Bethlehem Steel Co. v. Industrial Accident Commission
Before: Kingsley
KINGSLEY, J.
Applicant, a 40-year-old repairman of diesel trucks and locomotives, sustained injury to his back and right leg on June 1, 1960, while employed by Bethlehem Steel Company. Bethlehem Steel Company, the petitioner here, accepted liability, furnished medical care, and paid temporary disability benefits. On September 27, 1961, the applicant underwent back surgery. Subsequently, treating doctors recommended further surgery. The applicant refused,
[782]
and Bethlehem Steel Company raised the issue of unreasonable refusal of medical care. On November 22, 1963, the referee issued findings and an award for permanent disability, making, among others, the following findings:
“2.
The defendant has paid the sum of $6,008.09, which adequately compensates the applicant for all temporary disability.

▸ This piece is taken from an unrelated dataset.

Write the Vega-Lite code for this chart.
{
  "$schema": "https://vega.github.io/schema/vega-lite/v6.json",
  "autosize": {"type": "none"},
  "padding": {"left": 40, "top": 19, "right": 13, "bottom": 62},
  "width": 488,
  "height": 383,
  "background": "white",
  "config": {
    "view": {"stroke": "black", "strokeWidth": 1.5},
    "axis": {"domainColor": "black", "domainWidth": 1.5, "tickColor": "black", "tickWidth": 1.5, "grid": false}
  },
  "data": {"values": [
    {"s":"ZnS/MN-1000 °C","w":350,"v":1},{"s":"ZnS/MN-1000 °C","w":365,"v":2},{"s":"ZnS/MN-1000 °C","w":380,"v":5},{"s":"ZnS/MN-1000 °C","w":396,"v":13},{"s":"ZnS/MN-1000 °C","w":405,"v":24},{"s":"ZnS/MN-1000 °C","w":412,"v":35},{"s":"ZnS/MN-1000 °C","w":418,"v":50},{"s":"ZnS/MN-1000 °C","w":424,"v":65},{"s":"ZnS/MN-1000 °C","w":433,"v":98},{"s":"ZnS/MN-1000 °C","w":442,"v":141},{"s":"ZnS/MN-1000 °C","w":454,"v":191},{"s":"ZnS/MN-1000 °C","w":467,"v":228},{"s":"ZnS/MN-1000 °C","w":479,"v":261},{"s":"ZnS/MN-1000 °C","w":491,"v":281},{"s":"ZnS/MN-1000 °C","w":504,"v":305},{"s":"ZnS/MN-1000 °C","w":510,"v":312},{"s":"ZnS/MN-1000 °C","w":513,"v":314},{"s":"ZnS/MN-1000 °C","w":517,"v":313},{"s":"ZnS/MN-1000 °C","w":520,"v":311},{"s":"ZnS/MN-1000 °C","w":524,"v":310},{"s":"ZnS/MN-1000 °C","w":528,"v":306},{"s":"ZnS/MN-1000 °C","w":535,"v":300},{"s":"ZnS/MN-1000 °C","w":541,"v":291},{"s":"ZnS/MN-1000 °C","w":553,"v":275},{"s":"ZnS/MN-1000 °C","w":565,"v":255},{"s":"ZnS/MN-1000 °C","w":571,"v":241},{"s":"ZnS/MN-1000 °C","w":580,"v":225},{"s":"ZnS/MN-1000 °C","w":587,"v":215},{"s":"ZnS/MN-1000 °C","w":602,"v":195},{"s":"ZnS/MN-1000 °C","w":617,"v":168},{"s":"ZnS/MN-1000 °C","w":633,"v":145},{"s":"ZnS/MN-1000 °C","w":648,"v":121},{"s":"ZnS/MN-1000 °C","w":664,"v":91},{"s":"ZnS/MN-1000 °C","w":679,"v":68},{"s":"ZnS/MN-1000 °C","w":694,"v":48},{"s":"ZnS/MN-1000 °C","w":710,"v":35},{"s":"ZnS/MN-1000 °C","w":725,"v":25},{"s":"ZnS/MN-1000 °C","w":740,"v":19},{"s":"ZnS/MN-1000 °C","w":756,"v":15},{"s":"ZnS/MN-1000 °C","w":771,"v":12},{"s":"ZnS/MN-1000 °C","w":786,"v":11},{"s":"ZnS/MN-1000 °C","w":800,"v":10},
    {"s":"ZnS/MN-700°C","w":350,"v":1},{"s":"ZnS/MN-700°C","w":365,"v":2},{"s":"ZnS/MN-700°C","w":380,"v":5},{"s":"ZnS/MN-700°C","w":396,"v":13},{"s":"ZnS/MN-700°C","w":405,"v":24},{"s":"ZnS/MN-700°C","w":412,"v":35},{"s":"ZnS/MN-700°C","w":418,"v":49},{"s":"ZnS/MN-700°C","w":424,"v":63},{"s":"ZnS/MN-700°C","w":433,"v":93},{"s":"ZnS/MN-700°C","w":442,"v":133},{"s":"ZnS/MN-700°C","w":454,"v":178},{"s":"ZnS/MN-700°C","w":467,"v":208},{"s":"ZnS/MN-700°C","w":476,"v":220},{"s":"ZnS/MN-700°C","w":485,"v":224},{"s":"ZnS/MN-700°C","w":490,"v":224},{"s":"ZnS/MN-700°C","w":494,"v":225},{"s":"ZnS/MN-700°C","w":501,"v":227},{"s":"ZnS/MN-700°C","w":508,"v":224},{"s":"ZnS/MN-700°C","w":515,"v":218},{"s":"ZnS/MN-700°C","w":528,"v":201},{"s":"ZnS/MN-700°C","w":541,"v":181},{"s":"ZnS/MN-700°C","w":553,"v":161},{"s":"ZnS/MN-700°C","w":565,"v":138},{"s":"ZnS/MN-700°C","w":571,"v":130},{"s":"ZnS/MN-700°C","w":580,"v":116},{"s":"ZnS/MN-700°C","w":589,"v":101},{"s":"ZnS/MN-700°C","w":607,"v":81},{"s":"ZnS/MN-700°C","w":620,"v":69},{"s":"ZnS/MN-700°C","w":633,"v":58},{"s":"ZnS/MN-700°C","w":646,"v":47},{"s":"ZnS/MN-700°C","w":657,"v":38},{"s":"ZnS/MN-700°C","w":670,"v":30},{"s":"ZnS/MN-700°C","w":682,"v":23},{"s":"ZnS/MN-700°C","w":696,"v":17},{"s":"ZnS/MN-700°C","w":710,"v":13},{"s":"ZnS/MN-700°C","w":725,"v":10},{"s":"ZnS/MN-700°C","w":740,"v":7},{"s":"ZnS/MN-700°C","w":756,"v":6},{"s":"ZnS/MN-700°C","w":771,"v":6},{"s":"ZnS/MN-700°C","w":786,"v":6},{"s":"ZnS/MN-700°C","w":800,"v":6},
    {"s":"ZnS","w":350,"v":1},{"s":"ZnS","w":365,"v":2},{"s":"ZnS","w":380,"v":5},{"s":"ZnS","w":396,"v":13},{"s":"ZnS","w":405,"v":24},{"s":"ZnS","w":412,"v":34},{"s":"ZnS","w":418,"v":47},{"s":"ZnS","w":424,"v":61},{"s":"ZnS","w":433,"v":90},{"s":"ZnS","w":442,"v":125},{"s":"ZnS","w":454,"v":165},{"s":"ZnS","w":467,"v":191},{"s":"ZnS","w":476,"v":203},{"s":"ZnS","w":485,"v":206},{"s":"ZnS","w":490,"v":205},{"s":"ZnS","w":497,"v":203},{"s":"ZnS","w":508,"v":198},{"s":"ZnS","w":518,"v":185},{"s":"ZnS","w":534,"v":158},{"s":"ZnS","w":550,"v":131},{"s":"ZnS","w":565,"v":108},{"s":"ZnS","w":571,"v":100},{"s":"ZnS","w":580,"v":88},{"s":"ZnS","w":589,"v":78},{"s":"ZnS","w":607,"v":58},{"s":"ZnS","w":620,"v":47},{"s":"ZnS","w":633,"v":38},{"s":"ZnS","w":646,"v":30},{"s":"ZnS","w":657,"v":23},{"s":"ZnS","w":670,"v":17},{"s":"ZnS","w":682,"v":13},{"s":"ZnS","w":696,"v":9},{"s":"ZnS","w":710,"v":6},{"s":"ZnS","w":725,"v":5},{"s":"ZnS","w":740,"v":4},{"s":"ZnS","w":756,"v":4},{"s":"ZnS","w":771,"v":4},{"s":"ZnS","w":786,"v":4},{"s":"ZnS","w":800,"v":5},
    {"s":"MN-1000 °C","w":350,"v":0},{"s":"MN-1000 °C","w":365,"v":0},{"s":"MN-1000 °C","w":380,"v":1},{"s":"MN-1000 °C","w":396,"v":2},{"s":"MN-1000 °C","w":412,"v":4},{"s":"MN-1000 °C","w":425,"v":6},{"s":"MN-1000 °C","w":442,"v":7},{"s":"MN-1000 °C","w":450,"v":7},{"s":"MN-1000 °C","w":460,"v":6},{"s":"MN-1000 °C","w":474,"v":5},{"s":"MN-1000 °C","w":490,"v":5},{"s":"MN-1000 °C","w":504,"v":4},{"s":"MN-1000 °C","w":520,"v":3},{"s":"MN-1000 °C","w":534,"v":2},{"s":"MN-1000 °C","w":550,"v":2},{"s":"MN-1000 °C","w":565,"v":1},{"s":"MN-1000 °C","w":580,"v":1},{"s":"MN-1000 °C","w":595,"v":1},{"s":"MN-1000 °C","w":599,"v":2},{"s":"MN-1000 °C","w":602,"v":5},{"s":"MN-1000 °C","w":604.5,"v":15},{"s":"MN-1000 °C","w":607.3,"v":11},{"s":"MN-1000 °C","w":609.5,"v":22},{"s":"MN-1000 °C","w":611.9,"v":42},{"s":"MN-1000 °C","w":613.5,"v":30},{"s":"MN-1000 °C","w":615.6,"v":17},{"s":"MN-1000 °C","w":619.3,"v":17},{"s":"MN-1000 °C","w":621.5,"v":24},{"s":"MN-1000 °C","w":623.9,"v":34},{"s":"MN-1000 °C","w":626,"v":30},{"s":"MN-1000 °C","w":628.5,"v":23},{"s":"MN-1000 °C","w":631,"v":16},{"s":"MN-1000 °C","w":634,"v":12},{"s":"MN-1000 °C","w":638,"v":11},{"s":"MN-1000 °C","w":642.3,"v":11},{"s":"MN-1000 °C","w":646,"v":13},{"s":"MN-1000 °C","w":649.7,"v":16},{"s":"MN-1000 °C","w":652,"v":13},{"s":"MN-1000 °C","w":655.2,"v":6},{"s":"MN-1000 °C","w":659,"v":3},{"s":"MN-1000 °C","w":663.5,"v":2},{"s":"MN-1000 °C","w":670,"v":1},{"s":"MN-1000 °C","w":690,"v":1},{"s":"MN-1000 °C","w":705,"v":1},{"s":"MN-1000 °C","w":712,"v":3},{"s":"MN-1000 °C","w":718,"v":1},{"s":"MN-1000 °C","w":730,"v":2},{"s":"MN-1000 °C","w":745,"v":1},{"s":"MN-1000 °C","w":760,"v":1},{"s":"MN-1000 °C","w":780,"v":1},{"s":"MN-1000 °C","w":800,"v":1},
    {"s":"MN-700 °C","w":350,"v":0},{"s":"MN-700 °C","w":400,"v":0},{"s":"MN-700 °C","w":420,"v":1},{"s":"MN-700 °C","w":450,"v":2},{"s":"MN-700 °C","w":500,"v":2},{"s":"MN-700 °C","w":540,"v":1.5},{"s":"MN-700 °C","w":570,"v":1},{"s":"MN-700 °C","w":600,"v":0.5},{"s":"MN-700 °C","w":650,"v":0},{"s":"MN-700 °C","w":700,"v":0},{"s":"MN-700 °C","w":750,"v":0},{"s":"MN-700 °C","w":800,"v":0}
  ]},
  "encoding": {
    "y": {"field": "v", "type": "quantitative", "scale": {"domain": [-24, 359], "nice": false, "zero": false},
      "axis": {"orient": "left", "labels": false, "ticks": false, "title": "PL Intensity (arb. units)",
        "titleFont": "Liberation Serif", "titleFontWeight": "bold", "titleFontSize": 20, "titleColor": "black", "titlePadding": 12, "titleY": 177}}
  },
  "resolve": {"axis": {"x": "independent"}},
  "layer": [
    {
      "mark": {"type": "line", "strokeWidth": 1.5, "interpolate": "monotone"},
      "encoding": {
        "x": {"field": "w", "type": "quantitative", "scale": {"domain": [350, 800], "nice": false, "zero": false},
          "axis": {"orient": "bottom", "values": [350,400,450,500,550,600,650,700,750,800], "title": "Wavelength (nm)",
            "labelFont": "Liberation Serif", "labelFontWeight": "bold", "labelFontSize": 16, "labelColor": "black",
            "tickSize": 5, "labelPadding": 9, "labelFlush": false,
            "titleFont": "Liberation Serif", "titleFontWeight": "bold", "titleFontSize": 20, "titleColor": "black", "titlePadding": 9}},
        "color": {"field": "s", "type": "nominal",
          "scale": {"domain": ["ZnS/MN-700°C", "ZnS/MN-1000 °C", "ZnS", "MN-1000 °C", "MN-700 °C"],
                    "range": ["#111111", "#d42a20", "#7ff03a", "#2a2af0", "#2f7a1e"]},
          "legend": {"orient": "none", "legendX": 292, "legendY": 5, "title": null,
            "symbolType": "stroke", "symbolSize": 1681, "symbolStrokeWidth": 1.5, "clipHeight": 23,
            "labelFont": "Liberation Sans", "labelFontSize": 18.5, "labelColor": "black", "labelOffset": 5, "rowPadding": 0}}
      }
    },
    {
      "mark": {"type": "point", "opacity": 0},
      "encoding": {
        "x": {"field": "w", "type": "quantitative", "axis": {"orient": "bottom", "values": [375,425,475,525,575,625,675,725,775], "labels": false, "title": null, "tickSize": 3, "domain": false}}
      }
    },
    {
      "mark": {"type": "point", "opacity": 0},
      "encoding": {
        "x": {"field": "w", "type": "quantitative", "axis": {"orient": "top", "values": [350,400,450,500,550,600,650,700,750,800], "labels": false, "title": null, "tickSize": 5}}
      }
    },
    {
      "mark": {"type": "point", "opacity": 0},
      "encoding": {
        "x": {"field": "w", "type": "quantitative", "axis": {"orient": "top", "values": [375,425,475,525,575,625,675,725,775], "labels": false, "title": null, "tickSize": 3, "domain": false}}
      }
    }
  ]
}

“3. Said injury caused permanent disability which is rated at 76%, entitling the applicant to $52.50 per week for 304 weeks, in the total sum of $15,960.00, and thereafter a life pension at the rate of $19.38 per week, based upon maximum earnings.

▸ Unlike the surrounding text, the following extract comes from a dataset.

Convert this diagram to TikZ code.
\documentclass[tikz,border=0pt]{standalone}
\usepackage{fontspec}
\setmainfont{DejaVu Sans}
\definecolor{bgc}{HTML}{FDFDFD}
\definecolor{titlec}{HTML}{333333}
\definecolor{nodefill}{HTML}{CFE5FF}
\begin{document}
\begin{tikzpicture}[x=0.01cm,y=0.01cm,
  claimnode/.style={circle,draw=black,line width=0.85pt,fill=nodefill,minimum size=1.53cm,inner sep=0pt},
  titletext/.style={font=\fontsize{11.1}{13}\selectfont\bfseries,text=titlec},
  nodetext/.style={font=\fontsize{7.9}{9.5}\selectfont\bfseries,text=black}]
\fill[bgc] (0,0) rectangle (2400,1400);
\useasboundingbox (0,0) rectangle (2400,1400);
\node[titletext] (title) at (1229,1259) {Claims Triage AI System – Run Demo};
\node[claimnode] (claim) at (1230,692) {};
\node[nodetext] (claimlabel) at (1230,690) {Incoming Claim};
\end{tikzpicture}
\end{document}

“4. Payments for permanent disability shall begin on June 8,1963.”
The award called for permanent disability of $15,960, payable to applicant at $52.50 per week for 304 weeks beginning June 8, 1963, but made no provision for lifetime pension. On December 6, 1963, the referee issued an order amending the award “for clerical error” to provide a lifetime pension of $19.38 per week after payment of the total sum of $15,960.
On December 16, 1963, petitioner filed a petition for reconsideration, contending: (1) the uncontradicted evidence was that surgery would reduce disability, applicant’s refusal was unreasonable, petitioner is entitled to apportionment of disability, and apportionment would reduce applicant’s present disability below 70 per cent thereby making an award for lifetime pension improper; (2) it was unreasonable to award lifetime medical treatment where applicant refused recommended medical treatment; and (3) the uneontradicted evidence was that applicant’s condition became permanent and stationary on or about August 20, 1962, and petitioner was therefore entitled to a credit for temporary disability paid after that date.